Homework Help: Self-Inductance calculation help

1. Nov 28, 2007

cscott

1. The problem statement, all variables and given/known data

When the current in a circuit containing a inductor in parallel with a galvanometer and battery rises (after closing a switch), why do I see a maximum voltage across the inductor that quickly diminishes to a steady voltage?

I thought during a current rise the emf is less due to self-inductance?

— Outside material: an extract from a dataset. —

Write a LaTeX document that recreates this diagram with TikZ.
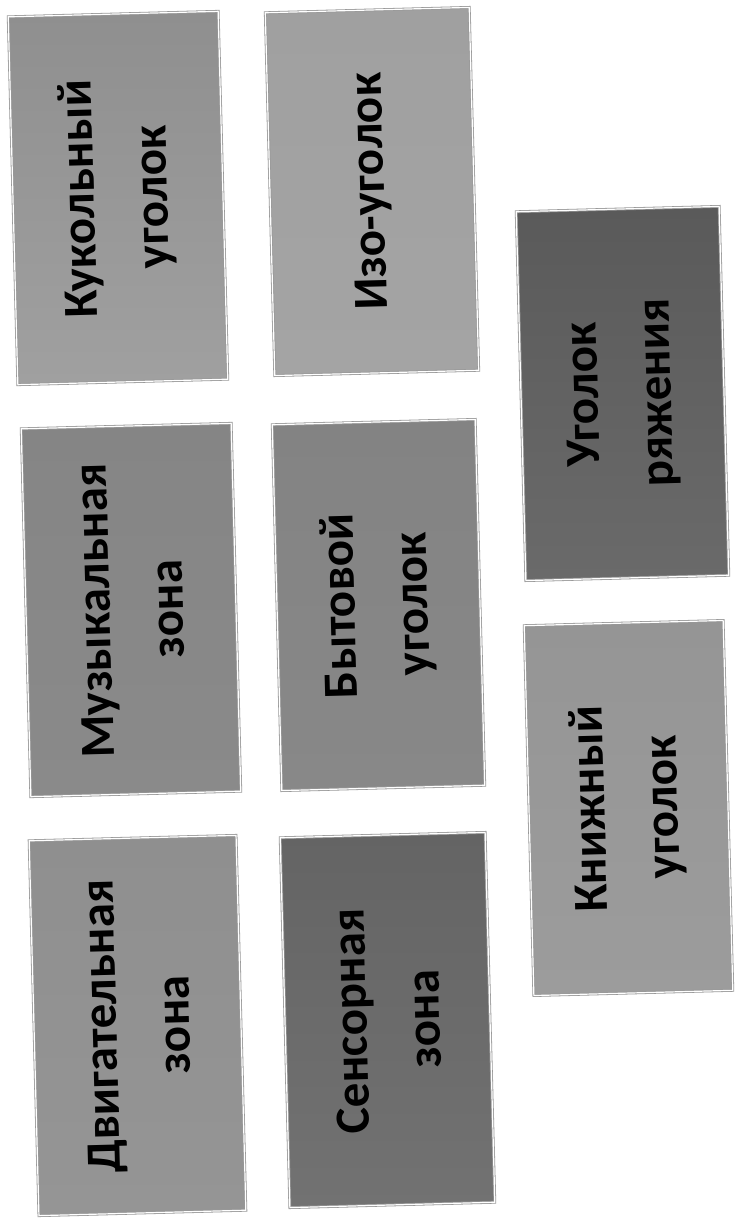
\documentclass[tikz,border=0pt]{standalone}
\usepackage{fontspec}
\setmainfont{Carlito}
\definecolor{kL}{HTML}{8F8F8F}\definecolor{kM}{HTML}{A8A8A8}\definecolor{kR}{HTML}{A0A0A0}
\definecolor{iL}{HTML}{A0A0A0}\definecolor{iM}{HTML}{ABABAB}\definecolor{iR}{HTML}{A4A4A4}
\definecolor{rL}{HTML}{5A5A5A}\definecolor{rM}{HTML}{757575}\definecolor{rR}{HTML}{6A6A6A}
\definecolor{mL}{HTML}{858585}\definecolor{mM}{HTML}{969696}\definecolor{mR}{HTML}{8A8A8A}
\definecolor{bL}{HTML}{838383}\definecolor{bM}{HTML}{919191}\definecolor{bR}{HTML}{888888}
\definecolor{nL}{HTML}{959595}\definecolor{nM}{HTML}{A4A4A4}\definecolor{nR}{HTML}{9C9C9C}
\definecolor{dL}{HTML}{8F8F8F}\definecolor{dM}{HTML}{9E9E9E}\definecolor{dR}{HTML}{959595}
\definecolor{sL}{HTML}{646464}\definecolor{sM}{HTML}{7C7C7C}\definecolor{sR}{HTML}{727272}
\begin{document}
\begin{tikzpicture}[x=1pt,y=1pt,
  zone/.style={draw=black!40, double=white, double distance=1.2pt, line width=0.8pt,
    inner sep=0pt, outer sep=0pt, align=center, rotate=91.5,
    font=\fontsize{49}{73}\selectfont\bfseries, text=black},
  shadeit/.style n args={3}{top color=#1, middle color=#2, bottom color=#3}
]
\fill[white] (0,0) rectangle (734,-1218);
\useasboundingbox (0,0) rectangle (734,-1218);

\node[zone, shadeit={kL}{kM}{kR}, minimum width=368pt, minimum height=210pt] (kuk) at (118,-198) {Кукольный\\уголок};
\node[zone, shadeit={iL}{iM}{iR}, minimum width=363pt, minimum height=204pt] (izo) at (372,-191.5) {Изо-уголок};
\node[zone, shadeit={rL}{rM}{rR}, minimum width=369pt, minimum height=203pt] (ryazh) at (622.5,-393.5) {Уголок\\ряжения};
\node[zone, shadeit={mL}{mM}{mR}, minimum width=368pt, minimum height=210pt] (muz) at (131,-610) {Музыкальная\\зона};
\node[zone, shadeit={bL}{bM}{bR}, minimum width=366pt, minimum height=203pt] (byt) at (378.5,-605) {Бытовой\\уголок};
\node[zone, shadeit={nL}{nM}{nR}, minimum width=370pt, minimum height=199pt] (knizh) at (628.5,-808) {Книжный\\уголок};
\node[zone, shadeit={dL}{dM}{dR}, minimum width=375pt, minimum height=207pt] (dvig) at (137.5,-1025.5) {Двигательная\\зона};
\node[zone, shadeit={sL}{sM}{sR}, minimum width=370pt, minimum height=205pt] (sens) at (387.5,-1020) {Сенсорная\\зона};
\end{tikzpicture}
\end{document}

Or does the voltage jump then fall to steady when the current stops rising and there is no self-inductance?

2. Nov 28, 2007

George Jones

Staff Emeritus
There a couple of parts to this.

First, what's an expression for the voltage across a pure inductance?

3. Nov 28, 2007

cscott

I'm not sure I understand what you're asking me

4. Nov 28, 2007

cscott

Are you referring to Faraday's law?

5. Nov 28, 2007

George Jones

Staff Emeritus
Yes, which gives the magnitude of the voltage across and inductor as

$$L \frac{dI}{dt}.$$

6. Nov 28, 2007

cscott

I'm confused as to exactly which voltage this represents...

Would this be the measured voltage across the inductor?

7. Nov 28, 2007

George Jones

Staff Emeritus
Yes, assuming the inductor had zero resistance.

8. Nov 28, 2007

cscott

Alright thanks I understand that bit now.

Is there a circumstance where the voltage would drop to a value > 0 when the current became steady?

9. Nov 28, 2007

George Jones

Staff Emeritus
Yes. A real inductor is made of wire that doesn't have zero resistance. A real inductor is modeled by a resistor in series with an ideal inductor. What happens when the current becomes steady?

10. Nov 28, 2007

cscott

V = IR for a real inductor?

I'm trying to interpret some dad for a lab:

laminated bar on E-core, close switch: 18/15
laminated bar on E-core, open switch: -6/0

so there is a toroidal coil on the middle post of the "E" core and a laminated core goes across the top to complete the magnetic circuit

Does this make any sense?

11. Nov 28, 2007

George Jones

Staff Emeritus
Yes, this the voltage across a coil of resistance R when a steady DC current I goes through it.

I didn't actually seeing what went on in the lab, but I think this makes sense. When the switch is opened, dI/dt is negative, and the steady-state current is zero since the switch is open.

12. Nov 28, 2007

cscott

Ahh that make sense.

Thanks a lot for your help.

13. Nov 28, 2007

cscott

Could you verify one more thing for me?

If a iron bar is stuck to a core of a coil and a current is put the coil how does a piece of paper affect the amount of hysteresis of magnetism in the iron bar?

I think the paper would be a material of lower permeability so it should lower the hysteresis and the strength of the magnetization. Am I correct?

14. Nov 29, 2007

George Jones

Staff Emeritus
I haven't run into the term hysteresis since I was an undergrad, which was more years ago than I care to admit.

Fair warning.

I, too, think so.

I'm not at all sure, but I think this increases hysteresis ("lagging" between B and H), which increases flux loss.

Someone who knows this stuff better than do I should comment.